- _Problem to work on_: Look through the material below and copy exactly the lines from the line with "Give me the matplotlib source for this chart." to the line with "import matplotlib.pyplot as plt", those two lines included.

- _Supplied data_:
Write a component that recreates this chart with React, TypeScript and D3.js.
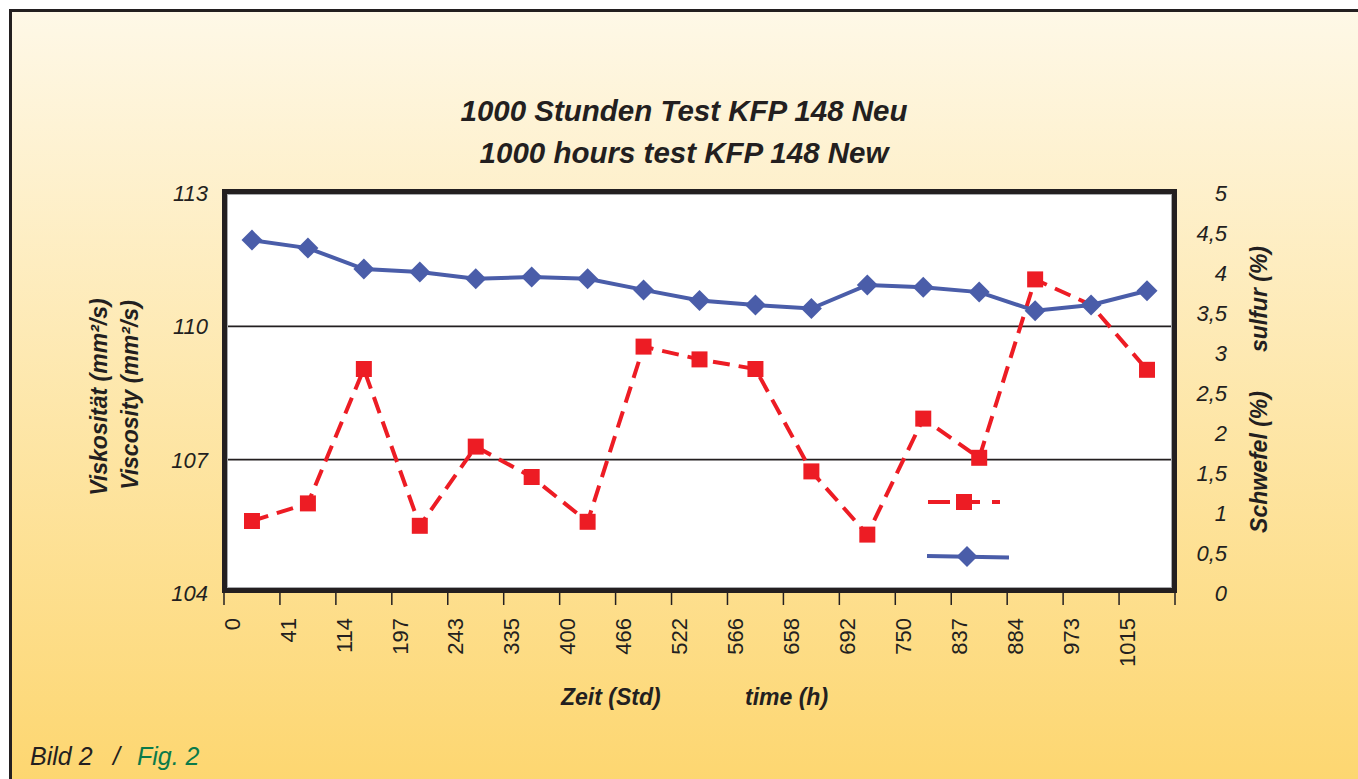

---

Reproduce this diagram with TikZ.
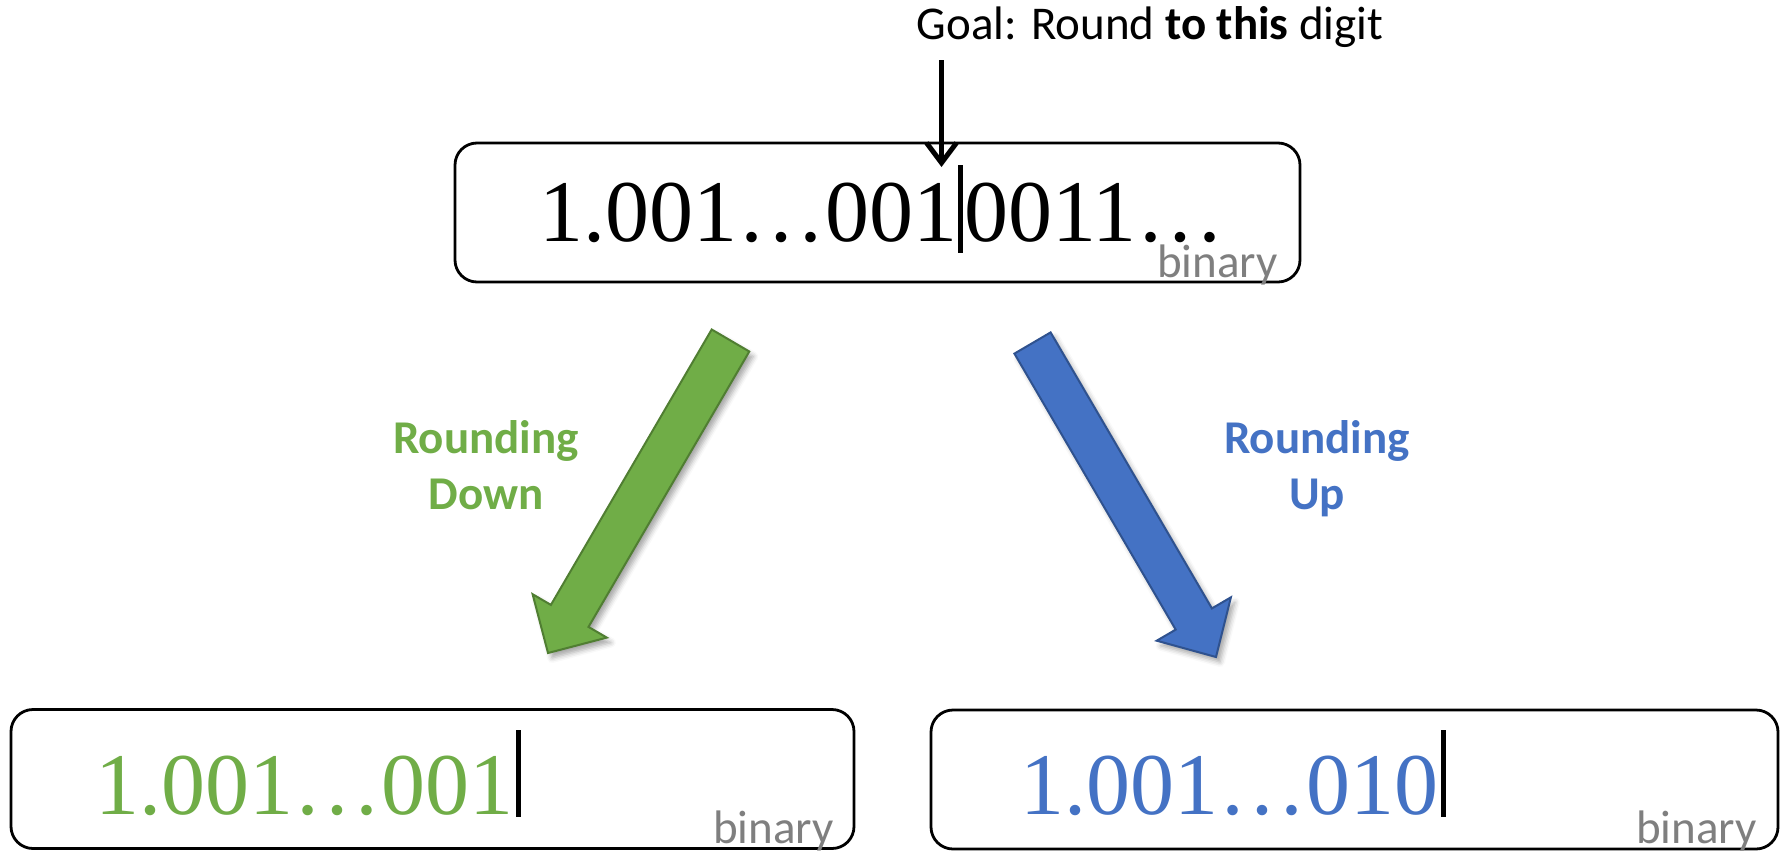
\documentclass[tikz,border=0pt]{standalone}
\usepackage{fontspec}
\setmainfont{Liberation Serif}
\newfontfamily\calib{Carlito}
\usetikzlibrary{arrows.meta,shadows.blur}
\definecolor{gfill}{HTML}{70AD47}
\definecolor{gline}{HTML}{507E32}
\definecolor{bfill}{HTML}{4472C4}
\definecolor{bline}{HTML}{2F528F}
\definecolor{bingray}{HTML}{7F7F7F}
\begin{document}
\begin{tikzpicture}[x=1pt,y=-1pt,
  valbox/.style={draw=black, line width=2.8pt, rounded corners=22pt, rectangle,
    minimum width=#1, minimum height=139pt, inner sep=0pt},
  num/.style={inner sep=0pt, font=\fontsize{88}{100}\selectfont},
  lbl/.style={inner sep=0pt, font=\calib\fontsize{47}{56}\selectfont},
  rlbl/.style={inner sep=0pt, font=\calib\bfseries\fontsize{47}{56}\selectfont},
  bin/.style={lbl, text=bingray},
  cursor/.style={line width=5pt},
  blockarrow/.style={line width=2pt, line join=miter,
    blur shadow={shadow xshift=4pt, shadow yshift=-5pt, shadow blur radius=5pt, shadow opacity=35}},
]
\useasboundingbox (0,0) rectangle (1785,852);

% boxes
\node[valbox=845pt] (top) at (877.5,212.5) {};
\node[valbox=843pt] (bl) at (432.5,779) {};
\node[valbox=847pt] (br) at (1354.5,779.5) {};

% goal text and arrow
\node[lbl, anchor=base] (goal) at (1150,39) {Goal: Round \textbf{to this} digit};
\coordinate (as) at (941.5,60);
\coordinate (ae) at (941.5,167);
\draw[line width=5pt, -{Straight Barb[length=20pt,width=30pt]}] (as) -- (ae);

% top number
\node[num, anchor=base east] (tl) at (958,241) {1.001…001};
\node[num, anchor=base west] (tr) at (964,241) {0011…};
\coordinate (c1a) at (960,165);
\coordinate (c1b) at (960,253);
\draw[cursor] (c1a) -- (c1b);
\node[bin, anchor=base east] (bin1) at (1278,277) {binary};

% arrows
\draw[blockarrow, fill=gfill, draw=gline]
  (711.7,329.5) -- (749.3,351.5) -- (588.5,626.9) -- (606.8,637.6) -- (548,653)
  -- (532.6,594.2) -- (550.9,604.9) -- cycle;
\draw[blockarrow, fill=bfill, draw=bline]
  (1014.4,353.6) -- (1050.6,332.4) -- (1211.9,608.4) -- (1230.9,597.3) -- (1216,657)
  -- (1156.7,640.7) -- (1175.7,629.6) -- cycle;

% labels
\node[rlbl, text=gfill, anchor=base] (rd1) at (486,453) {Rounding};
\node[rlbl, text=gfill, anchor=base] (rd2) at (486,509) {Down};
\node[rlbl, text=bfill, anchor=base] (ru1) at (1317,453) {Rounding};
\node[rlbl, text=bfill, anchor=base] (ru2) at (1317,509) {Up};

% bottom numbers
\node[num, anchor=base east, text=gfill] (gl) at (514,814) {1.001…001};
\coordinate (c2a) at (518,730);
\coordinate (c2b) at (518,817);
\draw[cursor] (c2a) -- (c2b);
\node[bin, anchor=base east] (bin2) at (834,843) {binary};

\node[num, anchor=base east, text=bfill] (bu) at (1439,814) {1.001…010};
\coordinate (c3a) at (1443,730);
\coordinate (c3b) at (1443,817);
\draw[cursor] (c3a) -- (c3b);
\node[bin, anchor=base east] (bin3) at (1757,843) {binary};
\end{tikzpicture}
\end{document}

* * *

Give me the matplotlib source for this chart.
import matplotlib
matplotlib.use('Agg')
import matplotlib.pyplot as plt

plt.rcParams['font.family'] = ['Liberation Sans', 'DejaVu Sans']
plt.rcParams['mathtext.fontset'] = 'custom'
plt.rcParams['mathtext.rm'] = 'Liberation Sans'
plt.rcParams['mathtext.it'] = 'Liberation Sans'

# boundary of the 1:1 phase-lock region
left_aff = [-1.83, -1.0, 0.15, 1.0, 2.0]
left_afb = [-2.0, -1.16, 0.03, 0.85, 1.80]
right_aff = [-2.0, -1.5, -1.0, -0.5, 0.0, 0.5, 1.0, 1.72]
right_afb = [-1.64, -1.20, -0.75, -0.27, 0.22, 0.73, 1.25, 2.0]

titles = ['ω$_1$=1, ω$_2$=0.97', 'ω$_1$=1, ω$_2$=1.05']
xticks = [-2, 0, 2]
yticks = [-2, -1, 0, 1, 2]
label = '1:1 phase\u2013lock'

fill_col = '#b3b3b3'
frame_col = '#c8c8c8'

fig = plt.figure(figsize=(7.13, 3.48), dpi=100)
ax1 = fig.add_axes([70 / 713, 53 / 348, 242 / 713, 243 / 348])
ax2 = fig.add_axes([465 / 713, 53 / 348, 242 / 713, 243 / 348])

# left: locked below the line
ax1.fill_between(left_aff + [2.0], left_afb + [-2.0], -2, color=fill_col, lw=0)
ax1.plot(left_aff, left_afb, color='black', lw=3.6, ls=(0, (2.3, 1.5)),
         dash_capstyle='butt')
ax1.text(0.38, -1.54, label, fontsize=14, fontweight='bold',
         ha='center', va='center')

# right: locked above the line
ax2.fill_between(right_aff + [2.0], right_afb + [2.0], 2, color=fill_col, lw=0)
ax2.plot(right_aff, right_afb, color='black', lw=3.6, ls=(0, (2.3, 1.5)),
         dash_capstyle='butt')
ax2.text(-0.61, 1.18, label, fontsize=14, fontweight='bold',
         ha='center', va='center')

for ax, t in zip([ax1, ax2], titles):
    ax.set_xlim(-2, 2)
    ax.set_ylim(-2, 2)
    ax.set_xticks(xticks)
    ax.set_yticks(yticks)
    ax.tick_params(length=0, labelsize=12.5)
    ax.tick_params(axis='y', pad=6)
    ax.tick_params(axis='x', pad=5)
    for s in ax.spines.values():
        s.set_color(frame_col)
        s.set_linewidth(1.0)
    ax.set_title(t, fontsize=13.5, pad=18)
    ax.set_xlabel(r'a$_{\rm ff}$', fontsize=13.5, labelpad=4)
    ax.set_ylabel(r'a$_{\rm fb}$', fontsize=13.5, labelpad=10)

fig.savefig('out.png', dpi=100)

- _Worked solution_:
Give me the matplotlib source for this chart.
import matplotlib
matplotlib.use('Agg')
import matplotlib.pyplot as plt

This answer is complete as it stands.